Precisamente algo que le ha enseñado el bosque es a vivir más lentamente. En un hermoso pasaje, al comienzo del libro, recuerda la caída de una hoja de tilo, lo que esa caída esconde sobre el sentido de la vida. En este mundo apresurado y consumista en el que vivimos, ¿cómo podríamos hacer para parar, para ver la vida de otra manera? La prisa mata, ¿no?, le pregunto. “Es un acontecimiento absolutamente real. Duró apenas tres segundos, pero yo la describí en varios folios. La mirada puede generar muchas consecuencias. Los sinsentidos de los humanos son fascinantes. La mayoría de la gente no explora todas sus posibilidades sensoriales. Y sí, la prisa mata y mucho.
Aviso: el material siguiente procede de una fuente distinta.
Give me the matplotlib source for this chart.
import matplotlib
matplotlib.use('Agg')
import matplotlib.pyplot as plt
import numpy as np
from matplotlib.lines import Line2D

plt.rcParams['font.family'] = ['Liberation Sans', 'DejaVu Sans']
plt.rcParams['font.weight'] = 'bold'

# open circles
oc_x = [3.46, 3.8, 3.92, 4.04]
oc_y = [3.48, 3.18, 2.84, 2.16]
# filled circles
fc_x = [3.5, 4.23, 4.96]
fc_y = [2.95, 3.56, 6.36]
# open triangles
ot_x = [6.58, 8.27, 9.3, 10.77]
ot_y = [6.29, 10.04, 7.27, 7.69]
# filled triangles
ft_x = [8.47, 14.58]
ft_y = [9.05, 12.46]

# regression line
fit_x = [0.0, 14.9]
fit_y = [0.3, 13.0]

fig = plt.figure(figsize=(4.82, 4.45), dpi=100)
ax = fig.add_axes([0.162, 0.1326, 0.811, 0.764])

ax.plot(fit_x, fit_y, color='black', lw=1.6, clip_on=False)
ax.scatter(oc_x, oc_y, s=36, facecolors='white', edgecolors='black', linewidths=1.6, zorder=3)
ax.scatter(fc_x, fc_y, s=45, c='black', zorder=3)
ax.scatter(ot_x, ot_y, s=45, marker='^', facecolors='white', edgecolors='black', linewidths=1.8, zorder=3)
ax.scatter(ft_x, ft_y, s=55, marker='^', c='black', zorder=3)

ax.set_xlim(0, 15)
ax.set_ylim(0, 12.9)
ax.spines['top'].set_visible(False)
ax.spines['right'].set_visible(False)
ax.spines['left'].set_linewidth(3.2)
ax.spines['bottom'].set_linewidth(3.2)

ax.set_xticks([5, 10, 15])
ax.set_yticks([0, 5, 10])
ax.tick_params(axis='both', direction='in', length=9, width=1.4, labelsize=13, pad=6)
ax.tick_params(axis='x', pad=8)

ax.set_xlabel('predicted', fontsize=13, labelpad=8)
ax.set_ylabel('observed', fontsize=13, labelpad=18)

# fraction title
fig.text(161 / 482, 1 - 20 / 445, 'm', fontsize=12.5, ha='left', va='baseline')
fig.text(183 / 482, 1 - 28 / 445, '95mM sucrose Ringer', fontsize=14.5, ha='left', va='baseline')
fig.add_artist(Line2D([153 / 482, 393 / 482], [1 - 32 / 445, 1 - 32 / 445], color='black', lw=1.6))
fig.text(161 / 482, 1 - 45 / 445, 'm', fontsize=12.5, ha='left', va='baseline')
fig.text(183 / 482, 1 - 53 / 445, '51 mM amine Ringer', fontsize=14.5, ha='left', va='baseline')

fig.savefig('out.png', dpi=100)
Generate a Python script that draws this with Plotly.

Los últimos estudios hablan de once millones de vertebrados atropellados. Solo en España. Fíjate si mata. La prisa mata la comprensión y la ternura, la faceta más amable del ser humano”.

“El árbol es un monje zen”

El bosque como referencia ética, pues, donde podemos recuperar o encontrar algunos valores tan necesarios hoy en día. “El árbol es un monje zen que nada pretende y todo lo consigue”, leemos. “El árbol influye positivamente en tantas facetas de la vida, en la circularidad, en que haya vida en el planeta. El árbol es el ser menos egoísta. Es el que mejor administra el tiempo, regula el espacio hídrico, está constantemente haciendo cosas para los demás. De la famosa bondad que se le atribuye a los sistemas filosóficos, la cumbre de esa verdad sería un árbol”, me dice.

Uno de los momentos más apasionantes del libro y que tantas respuestas puede darnos en el mundo de hoy es cuando el autor compara a los árboles con el sistema sanitario. “El bosque es una medicina enferma. Lo que nos puede curar está acechado por las tres grandes pandemias: las talas, los incendios y las enfermedades que están padeciendo los árboles, entre otras razones por el calentamiento global”, explica a El Asombrario. El bosque sería nuestra mejor vacuna, pero es como si quisiéramos darnos un tiro en el pie, o en el corazón, cuando lo destruimos.

Los árboles te enseñarán a ver el bosque está lleno de referencias literarias, sobre todo de poetas. Como Ramón Margalef, también Araújo cree que hay aspectos de la biología que solo puede explicar la poesía. “El lenguaje de la naturaleza es poético. Si no atiendes a la belleza de la vida animal, del paisaje, te has quedado muy corto”, asegura. “Plantar es como escribir un poema. Yo escribo con los ojos, los oídos. Realmente está todo mezclado. No tengo fronteras. Al final uno se parece al bosque”.

Árboles enfermos por la catástrofe climática

Sobre la situación en España, Araújo piensa que es paradójica. “Hay más arboles que en las últimas décadas. Incluso el control de los incendios ha mejorado respecto a los noventa. Pero tenemos otro problema muy grave. Los árboles están más enfermos que nunca, entre otras cosas por la catástrofe climática. Yo he visto morir muchos árboles. He tenido que replantar. Nos falta un cambio de criterio básico, destinar menos dinero para autopistas y subvenciones a las eléctricas, y poner el foco en la vivacidad, en una economía ecológica. Los árboles son nuestro sistema inmunitario”.

Los árboles, en fin, son nuestra memoria. En sus raíces y en su radicalidad están la esencia de lo que somos. De lo que seremos. Y tenemos la suerte, dice este gran maestro, “de que los árboles siempre nos estarán esperando con los brazos abiertos”.